Welcome to 2022! Let’s start the New Year out with a structure build.
J&M Automotive is an independent car mechanic located on East 1st Street in Iowa City alongside the industrial spur. The simple concrete block garage is probably the smallest single structure planned for The Hills Line. However, its small size allows me to model it to scale without cutting off any portion of the structure.
I used .020″ styrene sheet from Evergreen Scale Models, since it can quickly and easily be cut with my Cricut Plotter. For such a small structure the thickness is more than adequate, especially with some additional interior supports. I can always add additional blocking inside if necessary.
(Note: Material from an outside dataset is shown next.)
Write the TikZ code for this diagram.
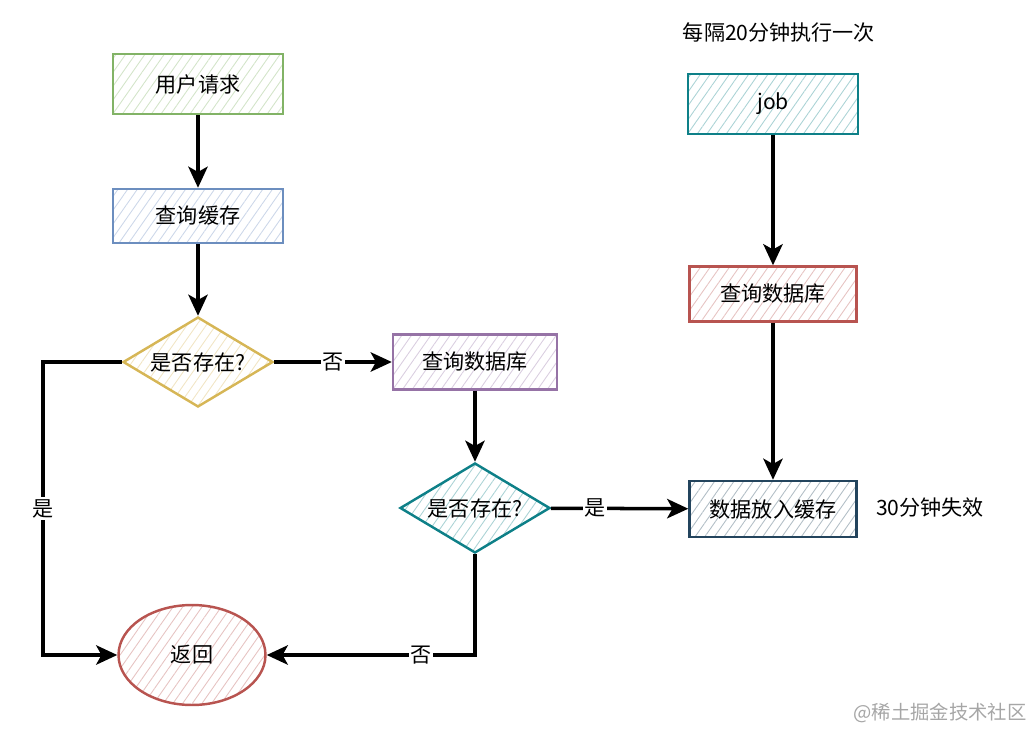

As is my preference, I used Pikestuff parts for the standoff details. A set of digital calipers were used to measure the interior dimensions of each door and window, then transferred to the plan.
The rest of the building was laid out in Adobe Illustrator, with the file then converted to use with the Cricut Design Space. While even .020″ sheets are too thick for the Cricut to completely cut through, using the Deep Cut blade is enough to significantly score the material, allowing me to snap the individual pieces out.
The cuts were cleaned with sandpaper and small files. For inside segments, such as on windows, I reamed out the opening with a X-Acto knife and a styrene nibbler. The window casting itself will hide any imperfections in the wall.
The walls and other components are then glued together using Tamiya Extra Thin Cement, which provides a strong bond in mere moments. Machinist squares and other clamps are used to ensure the corners are plumb and square.
The roof was cut from one piece of styrene, but scored in the middle to allow it to bend and flex. This avoids having to connect two separate pieces together, or try to fill the seam at the top of the roof.
The canopy above the south garage entrance was built separately from the main structure. I used left over parts to construct the deceptively-complex awning. Since it’ll all be covered with photo wallpaper when complete, I’m not concerned with any gaps in the build.
As a sanity check, the roof was dry fit onto the walls, along with the doors and windows. All seems to be fitting correctly, which gives me confidence to move onto the next phase of construction… the photo wallpaper.